Researcher biography

Prof Andrew Hyland has been a leader in tobacco control research for 30 years, conducting numerous peer-review funded grants and contracts that are informing policy and practice. He has more than 400 peer review papers, previously served as the Deputy Editor for the leading journal in the field, Tobacco Control, and he is widely recognized nationally and internationally for his expertise.
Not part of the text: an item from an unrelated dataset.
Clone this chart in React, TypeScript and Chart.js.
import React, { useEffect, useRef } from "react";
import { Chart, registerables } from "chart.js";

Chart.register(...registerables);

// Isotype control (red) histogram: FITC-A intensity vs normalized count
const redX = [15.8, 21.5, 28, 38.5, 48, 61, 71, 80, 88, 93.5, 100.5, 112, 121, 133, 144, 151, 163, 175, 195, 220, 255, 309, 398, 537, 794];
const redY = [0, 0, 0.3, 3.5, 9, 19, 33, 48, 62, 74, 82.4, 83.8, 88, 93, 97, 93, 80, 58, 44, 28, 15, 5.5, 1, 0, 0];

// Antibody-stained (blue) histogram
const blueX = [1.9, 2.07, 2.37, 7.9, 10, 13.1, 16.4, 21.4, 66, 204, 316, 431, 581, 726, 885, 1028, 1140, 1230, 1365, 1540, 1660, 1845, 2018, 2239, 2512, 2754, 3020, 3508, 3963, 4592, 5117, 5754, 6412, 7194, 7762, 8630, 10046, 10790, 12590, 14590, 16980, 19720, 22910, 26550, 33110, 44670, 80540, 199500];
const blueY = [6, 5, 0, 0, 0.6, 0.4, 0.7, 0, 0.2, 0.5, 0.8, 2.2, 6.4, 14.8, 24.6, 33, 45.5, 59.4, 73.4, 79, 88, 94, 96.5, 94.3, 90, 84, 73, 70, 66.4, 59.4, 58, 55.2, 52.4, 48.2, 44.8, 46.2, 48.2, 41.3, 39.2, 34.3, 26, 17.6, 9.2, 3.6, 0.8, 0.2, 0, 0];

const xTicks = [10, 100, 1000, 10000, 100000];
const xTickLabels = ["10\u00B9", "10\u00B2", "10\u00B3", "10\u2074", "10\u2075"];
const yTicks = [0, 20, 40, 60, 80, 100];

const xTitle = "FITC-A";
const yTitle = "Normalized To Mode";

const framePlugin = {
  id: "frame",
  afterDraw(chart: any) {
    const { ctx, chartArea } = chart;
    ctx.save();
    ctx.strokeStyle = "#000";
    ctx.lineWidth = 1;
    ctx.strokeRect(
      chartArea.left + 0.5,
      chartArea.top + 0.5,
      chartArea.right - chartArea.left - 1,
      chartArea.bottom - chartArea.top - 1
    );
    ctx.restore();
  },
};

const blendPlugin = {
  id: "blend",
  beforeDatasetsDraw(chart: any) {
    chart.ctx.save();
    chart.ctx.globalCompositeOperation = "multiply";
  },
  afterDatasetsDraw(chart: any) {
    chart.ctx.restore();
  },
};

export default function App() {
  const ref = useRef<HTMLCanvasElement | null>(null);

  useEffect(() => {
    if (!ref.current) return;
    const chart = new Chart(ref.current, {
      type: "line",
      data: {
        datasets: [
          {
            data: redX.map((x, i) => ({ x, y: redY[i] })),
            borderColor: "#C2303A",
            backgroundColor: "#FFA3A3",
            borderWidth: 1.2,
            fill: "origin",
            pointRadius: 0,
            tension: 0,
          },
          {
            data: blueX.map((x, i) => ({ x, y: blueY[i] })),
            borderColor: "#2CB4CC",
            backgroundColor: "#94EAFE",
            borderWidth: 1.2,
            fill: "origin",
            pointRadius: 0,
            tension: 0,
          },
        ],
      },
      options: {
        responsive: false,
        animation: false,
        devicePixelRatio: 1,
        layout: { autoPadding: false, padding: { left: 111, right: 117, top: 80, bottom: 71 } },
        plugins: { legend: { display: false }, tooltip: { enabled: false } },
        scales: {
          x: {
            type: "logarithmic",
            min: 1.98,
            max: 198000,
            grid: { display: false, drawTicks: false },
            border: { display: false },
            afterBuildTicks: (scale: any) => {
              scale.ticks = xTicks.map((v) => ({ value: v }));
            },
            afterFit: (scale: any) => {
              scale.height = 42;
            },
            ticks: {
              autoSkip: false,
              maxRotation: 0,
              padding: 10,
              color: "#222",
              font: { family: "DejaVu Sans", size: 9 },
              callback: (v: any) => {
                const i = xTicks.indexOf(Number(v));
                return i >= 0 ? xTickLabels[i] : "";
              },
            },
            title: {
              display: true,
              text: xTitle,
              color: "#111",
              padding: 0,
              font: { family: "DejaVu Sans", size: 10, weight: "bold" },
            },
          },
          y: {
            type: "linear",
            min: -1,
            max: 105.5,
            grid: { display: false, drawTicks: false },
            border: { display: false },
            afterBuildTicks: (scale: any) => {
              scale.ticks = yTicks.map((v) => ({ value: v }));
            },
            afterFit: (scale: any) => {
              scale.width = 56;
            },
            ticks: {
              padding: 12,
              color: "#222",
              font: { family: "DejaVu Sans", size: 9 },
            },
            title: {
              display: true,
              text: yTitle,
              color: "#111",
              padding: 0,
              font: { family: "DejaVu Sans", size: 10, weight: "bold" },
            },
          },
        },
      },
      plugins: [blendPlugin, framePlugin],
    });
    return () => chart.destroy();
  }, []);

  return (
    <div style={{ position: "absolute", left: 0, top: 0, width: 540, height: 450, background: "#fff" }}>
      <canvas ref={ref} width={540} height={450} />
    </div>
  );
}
As the Chair of the Department of Health Behavior at Roswell Park Comprehensive Cancer Center, he directs a research program focused on providing an evidence base to inform interventions to reduce the disease burden caused by tobacco by as much and as quickly to as many people as possible. He serves as the Scientific Principal Investigator of the Population Assessment of Tobacco and Health (PATH) study, which is supported by the National Institute on Drug Abuse and the Food and Drug Administration to study longitudinally more than 46,000 adults and children nationally over a 14-year period to understand changes in tobacco use behaviors and health to inform FDA tobacco regulatory considerations. Prof Hyland is a Principal Investigator of the International Tobacco Control Policy Evaluation P01 grant that evaluates the impact of national and sub-national tobacco control policies on behavior. He also serves as the Principal Investigator of the New York State Quitline, which helps more than 30,000 tobacco users with the efforts to stop using tobacco each year. Prof Hyland has taken on other important policy relevant topics in tobacco control research, including identifying strategies to boost the reach and efficacy of stop smoking intervention, assessing the effectiveness of mass media anti-smoking campaigns, evaluating the impact of changes in product design and packaging, and surveillance of tobacco use, the tobacco-affiliated businesses, and other tobacco-related issues.